Pedro recuerda a sus lectores que la vida cristiana, aunque marcada por el sufrimiento, no está definida por él. Nuestras pruebas no tienen la intención de destruirnos, sino de refinarnos, formándonos para los propósitos eternos de Dios. Antes, Pedro escribió que el sufrimiento prueba nuestra fe como el oro refinado por fuego, para que resulte “en alabanza, gloria y honra cuando sea manifestado Jesucristo” (1 Pe. 1:7). En otras palabras, el sufrimiento es temporal, pero la gloria es eterna.
Dios es descrito aquí como “el Dios de toda gracia,” que nos ha llamado a su “gloria eterna en Jesucristo.” Este llamado es seguro porque descansa no en nuestra fuerza sino en la fidelidad de Dios. Pablo afirma lo mismo cuando dice: “Porque esta leve tribulación momentánea produce en nosotros un cada vez más excelente y eterno peso de gloria” (2 Co. 4:17). La vida cristiana nunca es en vano, aun en la dificultad, porque Dios mismo está obrando en ella.

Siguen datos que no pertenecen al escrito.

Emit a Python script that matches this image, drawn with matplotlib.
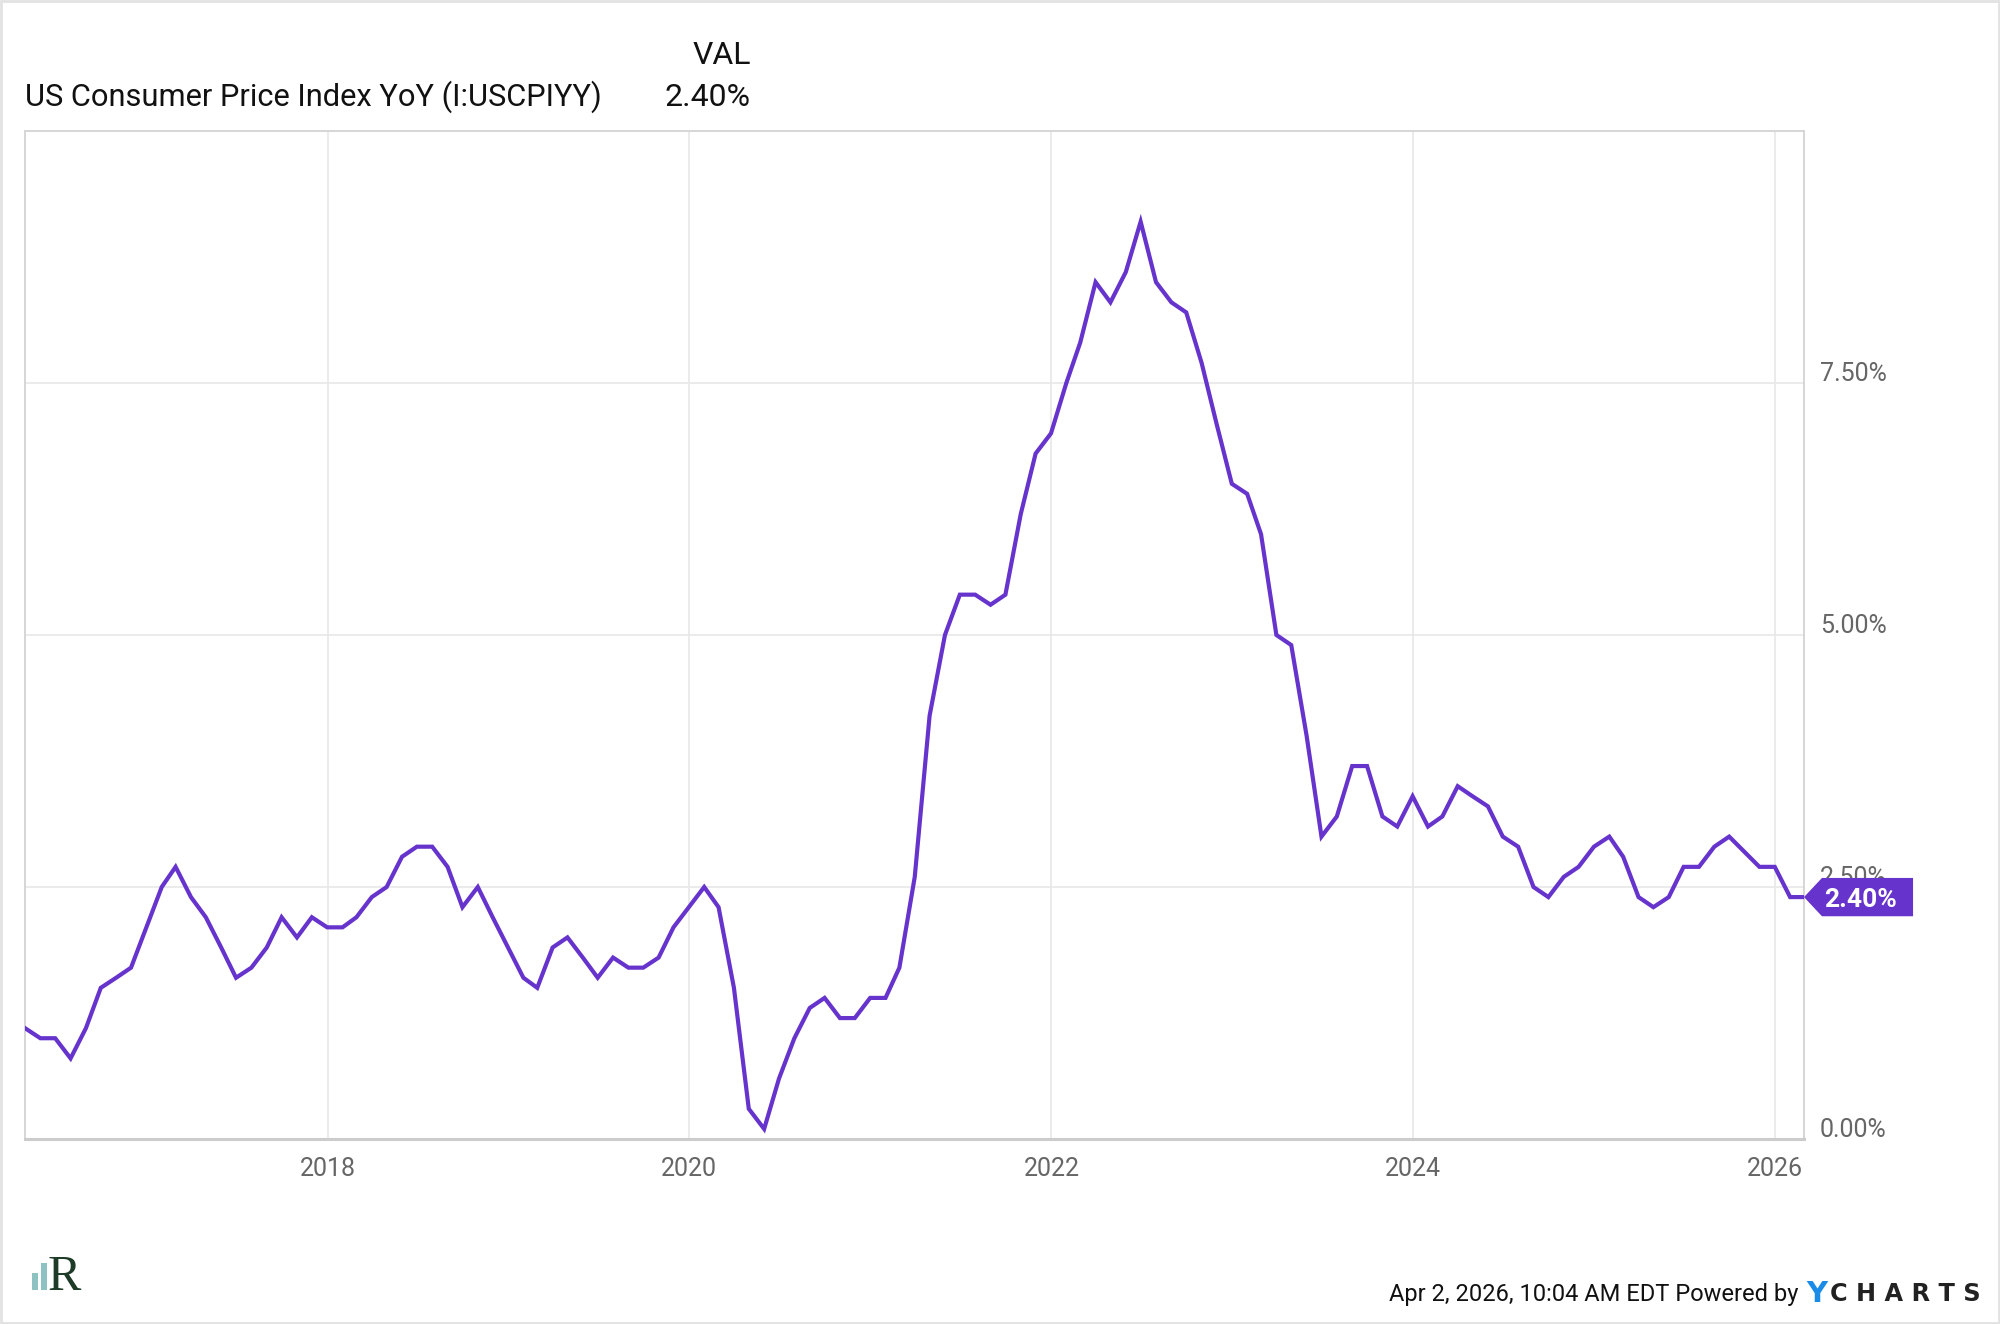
import numpy as np
import pandas as pd
import matplotlib
matplotlib.use('Agg')
import matplotlib.pyplot as plt
import matplotlib.transforms as mtransforms
from matplotlib import font_manager
from matplotlib.patches import Polygon, Rectangle

# month-end observations, Apr 2016 .. Feb 2026 (no Oct 2025 print)
first_month = '2016-04-30'
last_month = '2026-02-28'
missing_months = ['2025-10-31']
cpi_yoy = [
    1.1, 1.0, 1.0, 0.8, 1.1, 1.5, 1.6, 1.7, 2.1,
    2.5, 2.7, 2.4, 2.2, 1.9, 1.6, 1.7, 1.9, 2.2, 2.0, 2.2, 2.1,
    2.1, 2.2, 2.4, 2.5, 2.8, 2.9, 2.9, 2.7, 2.3, 2.5, 2.2, 1.9,
    1.6, 1.5, 1.9, 2.0, 1.8, 1.6, 1.8, 1.7, 1.7, 1.8, 2.1, 2.3,
    2.5, 2.3, 1.5, 0.3, 0.1, 0.6, 1.0, 1.3, 1.4, 1.2, 1.2, 1.4,
    1.4, 1.7, 2.6, 4.2, 5.0, 5.4, 5.4, 5.3, 5.4, 6.2, 6.8, 7.0,
    7.5, 7.9, 8.5, 8.3, 8.6, 9.1, 8.5, 8.3, 8.2, 7.7, 7.1, 6.5,
    6.4, 6.0, 5.0, 4.9, 4.0, 3.0, 3.2, 3.7, 3.7, 3.2, 3.1, 3.4,
    3.1, 3.2, 3.5, 3.4, 3.3, 3.0, 2.9, 2.5, 2.4, 2.6, 2.7, 2.9,
    3.0, 2.8, 2.4, 2.3, 2.4, 2.7, 2.7, 2.9, 3.0, 2.7, 2.7,
    2.4, 2.4,
]
year_ticks = ['2018-01-01', '2020-01-01', '2022-01-01', '2024-01-01', '2026-01-01']
year_labels = ['2018', '2020', '2022', '2024', '2026']
y_ticks = [0.0, 2.5, 5.0, 7.5]

dates = pd.date_range(first_month, last_month, freq='ME')
dates = dates[~dates.isin(pd.to_datetime(missing_months))]
series = pd.Series(cpi_yoy, index=dates)

# condensed font if we have one, Roboto otherwise
names = {f.name for f in font_manager.fontManager.ttflist}
narrow = 'Liberation Sans Narrow' if 'Liberation Sans Narrow' in names else 'Roboto'
plt.rcParams['font.family'] = [narrow, 'DejaVu Sans']

purple = '#6633cc'
grey_txt = '#666666'

fig = plt.figure(figsize=(20, 13.24), dpi=100)
ax = fig.add_axes([0.0125, 0.1397, 0.8895, 0.7614])

ax.plot(series.index, series.values, color=purple, lw=3.0, solid_joinstyle='miter', zorder=3)
ax.set_xlim(pd.Timestamp(first_month), pd.Timestamp(last_month))
ax.set_ylim(0, 10)

ax.set_xticks(pd.to_datetime(year_ticks))
ax.set_xticklabels(year_labels)
ax.set_yticks(y_ticks)
ax.set_yticklabels([])
ax.tick_params(axis='x', length=0, pad=13, labelsize=18, labelcolor=grey_txt)
ax.tick_params(axis='y', length=0)
ax.grid(True, color='#e8e8e8', lw=1.2)
ax.set_axisbelow(True)
for side in ['top', 'left', 'right']:
    ax.spines[side].set_color('#d6d6d6')
    ax.spines[side].set_linewidth(1.4)
ax.spines['bottom'].set_color('#cccccc')
ax.spines['bottom'].set_linewidth(2.2)

# right side value labels sit just above their gridline
blend = mtransforms.blended_transform_factory(ax.transAxes, ax.transData)
for v in y_ticks:
    ax.annotate(f'{v:.2f}%', xy=(1, v), xycoords=blend, xytext=(16, 2),
                textcoords='offset pixels', ha='left', va='baseline',
                fontsize=18, color=grey_txt, annotation_clip=False, zorder=4)

# last value tag
last = series.iloc[-1]
tag = Polygon([(1.0, last), (1.0101, last + 0.19), (1.0613, last + 0.19),
               (1.0613, last - 0.19), (1.0101, last - 0.19)],
              closed=True, transform=blend, facecolor=purple, edgecolor='none',
              clip_on=False, zorder=6)
ax.add_patch(tag)
ax.text(1.0316, last, f'{last:.2f}%', transform=blend, ha='center', va='center_baseline',
        fontsize=19, fontweight='bold', color='white', zorder=7, clip_on=False)

# header
fig.text(0.0125, 1 - 97 / 1324, 'US Consumer Price Index YoY (I:USCPIYY)',
         ha='left', va='center', fontsize=22.2, color='#111111')
fig.text(751 / 2000, 1 - 56 / 1324, 'VAL', ha='right', va='center', fontsize=23, color='#111111')
fig.text(751 / 2000, 1 - 97 / 1324, f'{last:.2f}%', ha='right', va='center', fontsize=23, color='#111111')

# footer
fig.text(1798 / 2000, 1 - 1294 / 1324, 'Apr 2, 2026, 10:04 AM EDT Powered by',
         ha='right', va='center', fontsize=17, color='#111111')
fig.text(1806 / 2000, 1 - 1294 / 1324, 'Y', ha='left', va='center', fontsize=21,
         fontweight='bold', color='#1a8ce8', family='DejaVu Sans')
fig.text(1830 / 2000, 1 - 1294 / 1324, 'C H A R T S', ha='left', va='center', fontsize=17.3,
         fontweight='bold', color='#222222', family='DejaVu Sans')

# little logo bottom left
fig.patches.append(Rectangle((32 / 2000, 1 - 1290 / 1324), 6 / 2000, 17 / 1324,
                             transform=fig.transFigure, facecolor='#8cc2c2', edgecolor='none'))
fig.patches.append(Rectangle((41 / 2000, 1 - 1290 / 1324), 6 / 2000, 27 / 1324,
                             transform=fig.transFigure, facecolor='#8cc2c2', edgecolor='none'))
fig.text(48 / 2000, 1 - 1290 / 1324, 'R', ha='left', va='baseline', fontsize=36,
         color='#1d3b26', family='Liberation Serif')

# thin frame around the whole picture
fig.patches.append(Rectangle((0.0005, 0.0008), 0.999, 0.9984, transform=fig.transFigure,
                             facecolor='none', edgecolor='#e2e2e2', lw=2))

plt.savefig('out.png', dpi=100)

Pedro usa cuatro verbos poderosos para describir esta obra: Dios perfeccionará, afirmará, fortalecerá y establecerá a su pueblo. Esto es la reconciliación en acción. Como escribe Pablo: “Y todo esto proviene de Dios, quien nos reconcilió consigo mismo por Cristo, y nos dio el ministerio de la reconciliación” (2 Co. 5:18). Somos tanto receptores como embajadores de su obra restauradora. Él nos hace completos, nos asegura como suyos, nos da poder para resistir y nos establece firmemente en su Reino inconmovible (Heb. 12:28).
Pedro concluye con una doxología: “A él sea la gloria y el imperio por los siglos de los siglos. Amén” (1 Pe. 5:11). Esto no es una línea de adorno; es el ancla de la esperanza. Porque el dominio pertenece a Dios, nuestro sufrimiento nunca es la palabra final. Así como Noé fue salvo en el Arca a través del diluvio (1 Pe. 3:20–21), así nosotros estamos seguros en Cristo, refinados pero no destruidos, reconciliados y glorificados. A este Dios, que ha hecho grandes cosas por nosotros, pertenece toda adoración.